Harper, 58, a plant foreman for ExxonMobil XTO Energy, is a member of Custom Truckers, a Tyler community-service oriented club whose members share their love of classic Chevy trucks.

Custom Truckers was created by a group of 10 friends in 1972 who wanted to give back to the community, William Hart, 65, a founder of the club, said.

"Everybody had trucks, and we just decided to get a little organization together," he said.

The club is based off the love of a particular vehicle: a 1955 to 1959 Chevy stepside truck. It's required for all members of the club to have one in order to be part of the organization.

Harper has been a member of the club since 1977. He became interested in the organization because of its purpose to help the community and those in need.

"Our slogan was Big Brothers helping others," he said. "It was just kind of up my alley. Plus, I've always liked trucks and the particular body style. I had several of those vehicles before I even got into the club and it's been fun times all the way through."

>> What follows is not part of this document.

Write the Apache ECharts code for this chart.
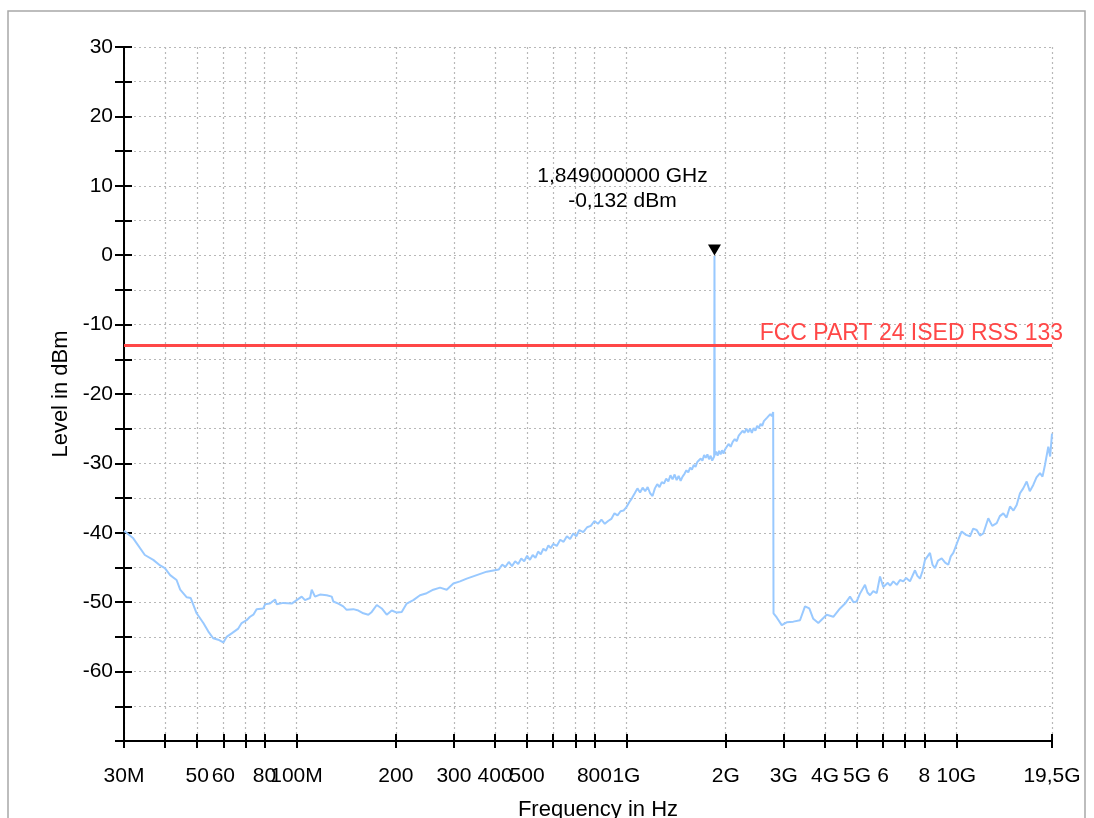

Harper is the owner of a red 1957 Chevy that runs on pump gas. He's remodeled this vehicle for about six years.

"I was trying to make it convenient, like the new vehicles, so it's easier to drive," he said. The old one has a straight access suspension and they rode like a wagon."

Unlike Harper, Hart's passion for trucks did not develop in his childhood.

"I didn't know a thing about vehicles and some of the guys in the club said you need to buy something you can work on," he said.

So, Hart purchased a 1959 Chevy truck and the club was formed a month later. For 42 years, Hart has held onto the same truck and built his knowledge of vehicles.

"I do a lot more mechanical work now — everything but interior and paint," he said.

Custom Truckers will have its annual Classic Wheels Show 9 a.m. to 4 p.m. Saturday at the Chicken Ranch on County Road 46 to help raise money for community service events.

The truckers have hosted the car show for about 15 years and it features many more classic vehicles than just Chevys, Hart said. He anticipates about 200 vehicles present at this year's show.

Portions of the funds collected from the car show are used for scholarships and other community events, such as a back-to-school drive in August.

Although the car show is free for the public, funds are collected through vehicle registration fees, food plates and T-shirts.

Hart said the organization awards two to four scholarships a year for high school graduates who need assistance to continue with higher education. Scholarship applications usually have an April deadline and can be picked up at the truckers' clubhouse, 702 W. Bow St.

Mayor Barbara Bass declared Custom Truckers Club Day on June 23, 2012, to recognize the group's service.

A diverse crowd of people attends the Classic Wheels Show each year, Harper said. He said he's seen babies, young adults, who are thinking about their dream vehicle, and older adults who can relate to the showcased classic vehicles.

"There's so many people who love cars, so, they'll be there from all walks," he said.

Registration for cars in the show continues until 1 p.m. Saturday. Registration is $25 and includes meal tickets for a fish fry 6 p.m. Friday at the Chicken Ranch and a lunch plate Saturday.